Monday, April 11, 2016

The future of work

This evening I went to an event at the New Economics Foundation featuring a discussion between Ed Miliband (former leader of the Labour Party) and Nick Srnicek, co-author with Alex Williams of Inventing the Future: Postcapitalism and a world without work, which I have read. I found the book and the discussion stimulating in a number of ways.

My policy interests centre on climate change and its economic implications and I am increasingly finding that the biggest challenge in dealing with it is political. Climate change is an intrinsically difficult political problem because the people who will suffer the worst consequences will be future generations and few people seem to think they have a personal interest or a moral imperative to help tackle it. Furthermore there are some rich and powerful people who have - and pursue vigorously - a vested interest in our not tackling it. This has parallels in other policy areas, including the one discussed in the book.

The central argument of the book concerns the spread of automation and its implications. The authors say that the left should embrace automation and aim to use it to allow people to work less or not at all, with a universal basic income making this possible.

This resonates with what I have thought for a long time about the future of work. If and when we get serious about tackling global warming, low-carbon technologies may not be developed and deployed fast enough to allow anything like our present pattern of production and consumption to continue; we may need to consume a lot less and produce a lot less, so reducing the demand for labour. This could be a boon; a greater quality of life arising from shorter working hours could more than compensate for the lower material living standards resulting from reduced production.

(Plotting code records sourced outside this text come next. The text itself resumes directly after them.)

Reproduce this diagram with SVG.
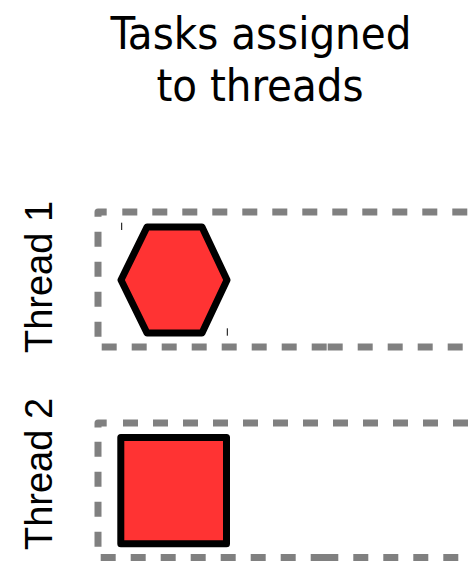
<svg xmlns="http://www.w3.org/2000/svg" width="473" height="562" viewBox="0 0 473 562">
  <style>
    .title { font-family: "DejaVu Sans Condensed", "DejaVu Sans", sans-serif; font-size: 45px; fill: #000; text-anchor: middle; }
    .lane-label { font-family: "Liberation Sans", Arial, sans-serif; font-size: 38px; fill: #000; text-anchor: middle; }
    .lane { fill: none; stroke: #808080; stroke-width: 7; stroke-dasharray: 15 15; }
    .corner { fill: none; stroke: #808080; stroke-width: 7; stroke-linejoin: round; }
    .task { fill: #FF3333; stroke: #000; stroke-width: 7; stroke-linejoin: round; }
    .tick { stroke: #000; stroke-width: 1; }
  </style>
  <rect width="473" height="562" fill="#fff"/>

  <!-- heading -->
  <g id="title">
    <text class="title" x="261" y="49">Tasks assigned</text>
    <text class="title" x="260" y="101">to threads</text>
  </g>

  <!-- lane 1 -->
  <g id="thread1-lane">
    <path class="corner" d="M98,216.7 L98,212 L106.7,212"/>
    <line class="lane" x1="122.3" y1="212" x2="480" y2="212"/>
    <line class="lane" x1="98" y1="231.7" x2="98" y2="347"/>
    <line class="lane" x1="101.7" y1="347" x2="326.7" y2="347"/>
    <line class="lane" x1="327.7" y1="347" x2="480" y2="347"/>
  </g>
  <g id="thread1-label">
    <text class="lane-label" transform="translate(52,277) rotate(-90)">Thread 1</text>
  </g>
  <g id="task-hexagon">
    <polygon class="task" points="121,280 147,227 202,227 227,280 202,333 147,333"/>
    <line class="tick" x1="121.7" y1="222.7" x2="121.7" y2="230"/>
    <line class="tick" x1="227.3" y1="328.3" x2="227.3" y2="335.7"/>
  </g>

  <!-- lane 2 -->
  <g id="thread2-lane">
    <path class="corner" d="M98,427.5 L98,423 L106.7,423"/>
    <line class="lane" x1="123" y1="423" x2="480" y2="423"/>
    <line class="lane" x1="98" y1="441.7" x2="98" y2="557.5"/>
    <line class="lane" x1="100.7" y1="557.5" x2="325" y2="557.5"/>
    <line class="lane" x1="323.3" y1="557.5" x2="480" y2="557.5"/>
  </g>
  <g id="thread2-label">
    <text class="lane-label" transform="translate(52,474) rotate(-90)">Thread 2</text>
  </g>
  <g id="task-square">
    <rect class="task" x="120.8" y="437.5" width="105.7" height="106.3"/>
  </g>
</svg>
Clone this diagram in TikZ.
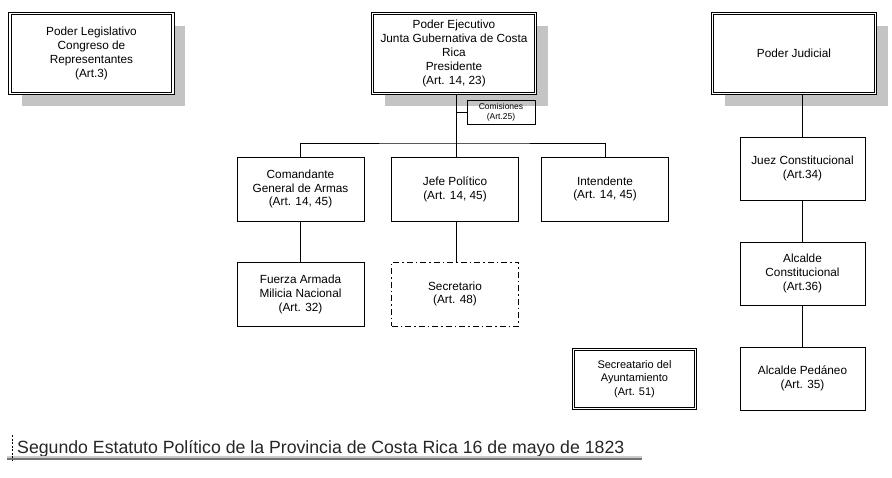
\documentclass[tikz,border=0pt]{standalone}
\usepackage{fontspec}
\setmainfont{Liberation Sans}
\usetikzlibrary{shadows}

\begin{document}
\begin{tikzpicture}[x=1pt, y=-1pt,
  box/.style={draw, line width=0.9pt, minimum width=127pt, minimum height=64pt,
    align=center, inner sep=2pt, font=\fontsize{11.8}{13.8}\selectfont},
  dbox/.style={box, double, line width=0.7pt, double distance=1.8pt},
  shbox/.style={dbox, fill=white, minimum width=163pt, minimum height=80pt,
    drop shadow={shadow xshift=12pt, shadow yshift=-12pt, opacity=1, fill=black!23}},
  dashdot/.style={dash pattern=on 6pt off 3pt on 1.5pt off 3pt}]
  \useasboundingbox (0,0) rectangle (892,477);

  \node[shbox] at (91.5,53.5) (Leg) {Poder Legislativo\\Congreso de\\Representantes\\(Art.3)};
  \node[shbox] at (454,53.5) (Ejec) {Poder Ejecutivo\\Junta Gubernativa de Costa\\Rica\\Presidente\\(Art. 14, 23)};
  \node[shbox] at (794,53.5) (Jud) {Poder Judicial};

  \node[draw, line width=0.8pt, minimum width=68pt, minimum height=24pt, align=center,
    inner sep=1pt, font=\fontsize{8.5}{10}\selectfont] at (501,112) (Comis) {Comisiones\\(Art.25)};

  \node[box] at (300.5,189) (Coman) {Comandante\\General de Armas\\(Art. 14, 45)};
  \node[box] at (455,189) (Jefe) {Jefe Político\\(Art. 14, 45)};
  \node[box] at (605,189) (Intend) {Intendente\\(Art. 14, 45)};

  \node[box] at (300.5,294.5) (Fuerza) {Fuerza Armada\\Milicia Nacional\\(Art. 32)};
  \node[box, dashdot, line width=0.8pt] at (455,294) (Secr) {Secretario\\(Art. 48)};

  \node[box, minimum width=125pt, minimum height=63pt] at (802.5,168.5) (Juez) {Juez Constitucional\\(Art.34)};
  \node[box, minimum width=125pt, minimum height=63pt] at (802.5,273.5) (AlcC) {Alcalde\\Constitucional\\(Art.36)};
  \node[box, minimum width=125pt, minimum height=63pt] at (802.5,378.5) (AlcP) {Alcalde Pedáneo\\(Art. 35)};

  \node[dbox, minimum width=122pt, minimum height=59pt, font=\fontsize{11}{13.8}\selectfont]
    at (634.5,379) (SecAy) {Secreatario del\\Ayuntamiento\\(Art. 51)};

  % ejecutivo
  \coordinate (bar) at (456,143);
  \draw[line width=0.9pt] (Ejec.south -| bar) -- (bar);
  \draw[line width=0.9pt] (Comis.west -| bar) -- (Comis.west);
  \draw[line width=0.9pt] (Coman.north) |- (bar) -| (Intend.north);
  \draw[line width=0.9pt] (bar) -- (Jefe.north -| bar);
  \draw[line width=0.9pt] (Coman) -- (Fuerza);
  \draw[line width=0.9pt] (Jefe.south -| bar) -- (Secr.north -| bar);

  % judicial
  \draw[line width=0.9pt] (Jud.south -| Juez) -- (Juez.north);
  \draw[line width=0.9pt] (Juez) -- (AlcC);
  \draw[line width=0.9pt] (AlcC) -- (AlcP);

  % pie
  \node[anchor=base west, inner sep=0pt, font=\fontsize{17.7}{20}\selectfont, text=black!85]
    at (17,453) (Titulo) {Segundo Estatuto Político de la Provincia de Costa Rica 16 de mayo de 1823};
  \coordinate (Raya) at (7,459);
  \draw[line width=2pt, black!20] ([yshift=2pt]Raya) -- ([yshift=2pt]Raya -| 642,0);
  \draw[line width=1.6pt, black!55] (Raya) -- (Raya -| 642,0);
  \draw[line width=1pt, dash pattern=on 2pt off 1.5pt] (12,435) -- (12,460);
\end{tikzpicture}
\end{document}
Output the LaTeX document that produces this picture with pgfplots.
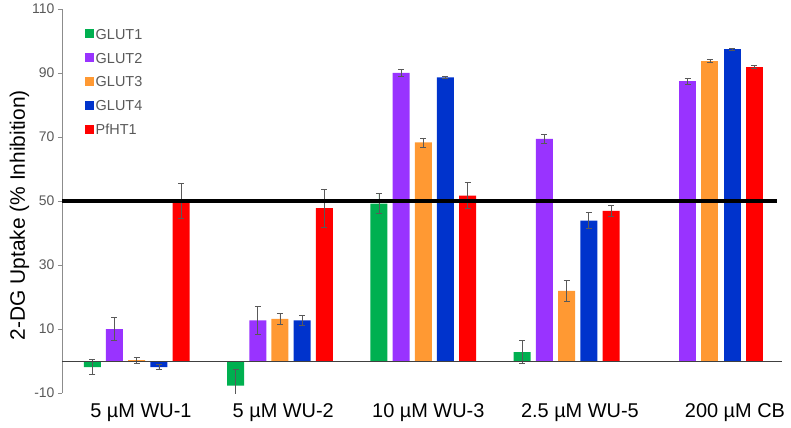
\documentclass[border=0pt]{standalone}
\usepackage{fontspec}
\setmainfont{Liberation Sans}
\usepackage{pgfplots}
\usepackage{pgfplotstable}
\pgfplotsset{compat=1.18}
\definecolor{cGa}{HTML}{00B050}
\definecolor{cGb}{HTML}{9933FF}
\definecolor{cGc}{HTML}{FF9933}
\definecolor{cGd}{HTML}{0033CC}
\definecolor{cPf}{HTML}{FF0000}
\definecolor{tgray}{HTML}{595959}
\definecolor{agray}{HTML}{8C8C8C}
\pgfplotstableread{
x g1 g1e g2 g2e g3 g3e g4 g4e pf pfe
0 -1.9 2.4 10.0 3.5 0.3 0.9 -1.9 0.7 50.0 5.4
1 -7.7 5.0 12.7 4.3 13.2 1.6 12.7 1.6 47.8 5.9
2 49.2 3.1 90.0 1.2 68.3 1.4 88.6 0.3 51.7 4.1
3 2.8 3.5 69.4 1.3 21.9 3.4 43.9 2.5 46.9 1.7
}\dataA
\pgfplotstableread{
x g2 g2e g3 g3e g4 g4e pf pfe
4 87.5 0.9 93.8 0.4 97.5 0.3 92.0 0.4
}\dataB
\begin{document}
\begin{tikzpicture}
\begin{axis}[
  scale only axis, width=720bp, height=384bp,
  xmin=-0.521, xmax=4.503, ymin=-10, ymax=110,
  ybar=5.2bp, bar width=17bp,
  legend image code/.code={\fill[#1,draw=none] (0bp,-4.5bp) rectangle (9bp,4.5bp);},
  axis y line*=left, axis x line*=bottom,
  x axis line style={draw=none},
  y axis line style={draw=agray, line width=0.7bp},
  ytick={-10,10,...,110},
  ytick style={draw=agray, line width=0.7bp},
  tick align=outside, major tick length=4bp,
  xtick={0.03,1.023,2.035,3.093,4.175},
  xticklabels={5 µM WU-1, 5 µM WU-2, 10 µM WU-3, 2.5 µM WU-5, 200 µM CB},
  xtick style={draw=none},
  x tick label style={font=\fontsize{20}{24}\selectfont, text=black, yshift=-3bp},
  y tick label style={font=\fontsize{14}{17}\selectfont, text=tgray},
  /pgf/number format/assume math mode=true,
  ylabel={2-DG Uptake (\% Inhibition)},
  ylabel style={font=\fontsize{21}{25}\selectfont, at={(axis description cs:-0.059,0.463)}, anchor=center},
  legend style={at={(axis description cs:0.032,0.953)}, anchor=north west, draw=none, fill=none,
    inner sep=0pt, row sep=10.3bp, font=\fontsize{14.5}{17}\selectfont, text=tgray,
    nodes={inner sep=1.5bp, text height=10.5bp, text depth=0bp}},
  legend cell align=left,
  error bars/y dir=both, error bars/y explicit,
  error bars/error bar style={draw=tgray, line width=0.7bp},
  error bars/error mark options={rotate=90, mark size=3bp, draw=tgray, line width=0.7bp},
]
\addplot[fill=cGa, draw=none] table[x=x, y=g1, y error=g1e] {\dataA};
\addplot[fill=cGb, draw=none] table[x=x, y=g2, y error=g2e] {\dataA};
\addplot[fill=cGc, draw=none] table[x=x, y=g3, y error=g3e] {\dataA};
\addplot[fill=cGd, draw=none] table[x=x, y=g4, y error=g4e] {\dataA};
\addplot[fill=cPf, draw=none] table[x=x, y=pf, y error=pfe] {\dataA};
\legend{GLUT1,GLUT2,GLUT3,GLUT4,PfHT1}
\addplot[fill=cGb, draw=none, forget plot, bar shift=-22.2bp] table[x=x, y=g2, y error=g2e] {\dataB};
\addplot[fill=cGc, draw=none, forget plot, bar shift=0bp] table[x=x, y=g3, y error=g3e] {\dataB};
\addplot[fill=cGd, draw=none, forget plot, bar shift=22.2bp] table[x=x, y=g4, y error=g4e] {\dataB};
\addplot[fill=cPf, draw=none, forget plot, bar shift=44.4bp] table[x=x, y=pf, y error=pfe] {\dataB};
\draw[draw=black!75, line width=0.9bp] (axis cs:-0.521,0) -- (axis cs:4.503,0);
\draw[draw=black, line width=3.6bp] (axis cs:-0.521,50) -- (axis cs:4.468,50);
\end{axis}
\pgfresetboundingbox
\path[use as bounding box] (-62bp,-35bp) rectangle (729bp,393bp);
\end{tikzpicture}
\end{document}
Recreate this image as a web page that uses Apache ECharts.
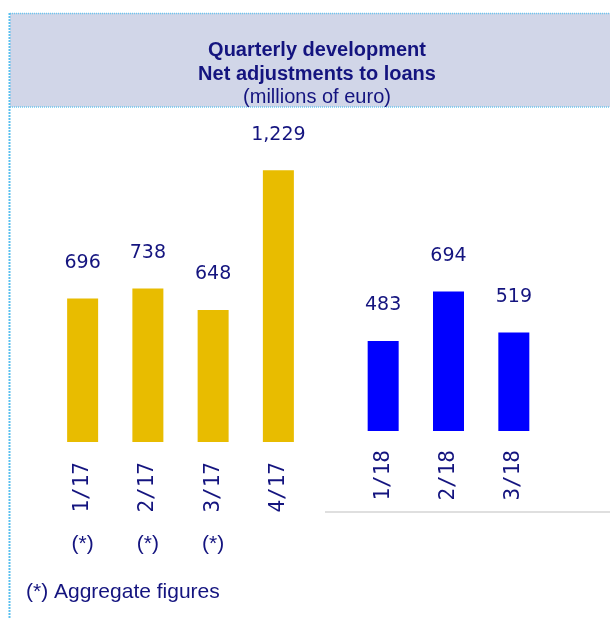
<!DOCTYPE html>
<html>
<head>
<meta charset="utf-8">
<script src="https://cdn.jsdelivr.net/npm/echarts@6/dist/echarts.min.js"></script>
<style>
html,body{margin:0;padding:0;background:#fff;}
#chart{width:610px;height:619px;}
</style>
</head>
<body>
<div id="chart"></div>
<script>
const categories2017 = ['1/17', '2/17', '3/17', '4/17'];
const values2017 = [696, 738, 648, 1229];
const notes2017 = ['(*)', '(*)', '(*)', ''];
const categories2018 = ['1/18', '2/18', '3/18'];
const values2018 = [483, 694, 519];
const titleLines = ['Quarterly development', 'Net adjustments to loans', '(millions of euro)'];
const footnote = '(*) Aggregate figures';

const NAVY = '#14147f';
const chart = echarts.init(document.getElementById('chart'), null, {renderer: 'canvas'});

const valueLabel = {
  show: true, position: 'top', distance: 26,
  color: NAVY, fontFamily: 'DejaVu Sans', fontSize: 19,
  formatter: p => p.value.toLocaleString('en-US')
};
const catLabel = {
  rotate: 90, color: NAVY, fontFamily: 'DejaVu Sans Mono', fontSize: 21
};

chart.setOption({
  animation: false,
  title: [
    {
      left: 312, top: 33, textAlign: 'center',
      text: '{b|' + titleLines[0] + '}\n{b|' + titleLines[1] + '}\n{n|' + titleLines[2] + '}',
      textStyle: {
        rich: {
          b: {fontFamily: 'Liberation Sans', fontWeight: 'bold', fontSize: 20, lineHeight: 24, color: NAVY},
          n: {fontFamily: 'Liberation Sans', fontWeight: 'normal', fontSize: 20, lineHeight: 22, color: NAVY}
        }
      }
    },
    {
      left: 21, top: 577, text: footnote,
      textStyle: {fontFamily: 'Liberation Sans', fontWeight: 'normal', fontSize: 21, color: NAVY}
    }
  ],
  graphic: [
    {type: 'rect', z: -10, shape: {x: 10, y: 13, width: 600, height: 94}, style: {fill: '#d1d6e8'}},
    {type: 'line', z: -5, shape: {x1: 10, y1: 13.5, x2: 610, y2: 13.5}, style: {stroke: '#6cc6ee', lineWidth: 1.5, lineDash: [1, 1]}},
    {type: 'line', z: -5, shape: {x1: 10, y1: 107, x2: 610, y2: 107}, style: {stroke: '#6cc6ee', lineWidth: 1.5, lineDash: [1, 1]}},
    {type: 'line', z: -5, shape: {x1: 9.5, y1: 13, x2: 9.5, y2: 619}, style: {stroke: '#5cc0ee', lineWidth: 2, lineDash: [2, 1]}},
    {type: 'line', z: -5, shape: {x1: 325, y1: 512, x2: 610, y2: 512}, style: {stroke: '#d4d4d4', lineWidth: 1.5}}
  ],
  grid: [
    {left: 50, width: 261, top: 129, height: 313},
    {left: 350.5, width: 196, top: 125.5, height: 305.5}
  ],
  xAxis: [
    {type: 'category', gridIndex: 0, data: categories2017, axisLine: {show: false}, axisTick: {show: false},
     axisLabel: Object.assign({margin: 20}, catLabel)},
    {type: 'category', gridIndex: 0, position: 'bottom', offset: 84, data: notes2017,
     axisLine: {show: false}, axisTick: {show: false},
     axisLabel: {margin: 8, color: NAVY, fontFamily: 'Liberation Sans', fontSize: 21}},
    {type: 'category', gridIndex: 1, data: categories2018, axisLine: {show: false}, axisTick: {show: false},
     axisLabel: Object.assign({margin: 19}, catLabel)}
  ],
  yAxis: [
    {type: 'value', gridIndex: 0, min: 100, max: 1400, show: false, splitLine: {show: false}},
    {type: 'value', gridIndex: 1, min: 100, max: 1400, show: false, splitLine: {show: false}}
  ],
  series: [
    {type: 'bar', xAxisIndex: 0, yAxisIndex: 0, data: values2017, barWidth: 31, clip: true,
     itemStyle: {color: '#e8bc00'}, label: valueLabel},
    {type: 'bar', xAxisIndex: 2, yAxisIndex: 1, data: values2018, barWidth: 31, clip: true,
     itemStyle: {color: '#0000ff'}, label: valueLabel}
  ]
});
</script>
</body>
</html>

However, another future is possible. The universal basic income might not be adopted or it might be set at too low a level. In that case the reduced demand for labour might simply work through into lower wages but with people still working long hours, perhaps doing work which at present would be deemed uneconomic. Such a scenario might be what some of the rich and powerful would like to see. See, for instance, this report of what Jeremy Hunt said at the last Conservative Party conference.

Of course, work has benefits other than the income it generates. Purposeful work can be intrinsically satisfying. But, as someone said in this evening's discussion: "There is inequality between those who enjoy their work and those who don't." If universal basic income shifts the balance of power from employers towards workers, it gives more scope for people to find enjoyable work or to demand shorter hours or higher pay for work that is not enjoyable.

The early chapters of the book highlight the limitation of what the authors call "folk-politics". By this they mean actions, such as demonstrations, occupations etc. that occur in a specific place and which generally do not scale up to anything approaching effective political action. This also chimed with me. I'm all for action at a local level but this seems to be no substitute for the cultivation of a national and international consensus in favour of social and economic developments to promote general well-being for present and future generations. The book is an important contribution towards that consensus.

Nick Srnicek is by background a Marxist philosopher. I have revealed in an earlier post my lack of enthusiasm for Marxism and its preoccupation with moving beyond capitalism to, for want of a better term, non-capitalism, or post-capitalism as some prefer to call it. However, I found in reading the book that I could see beyond the Marxist assumptions and language to some ideas that warrant very serious examination.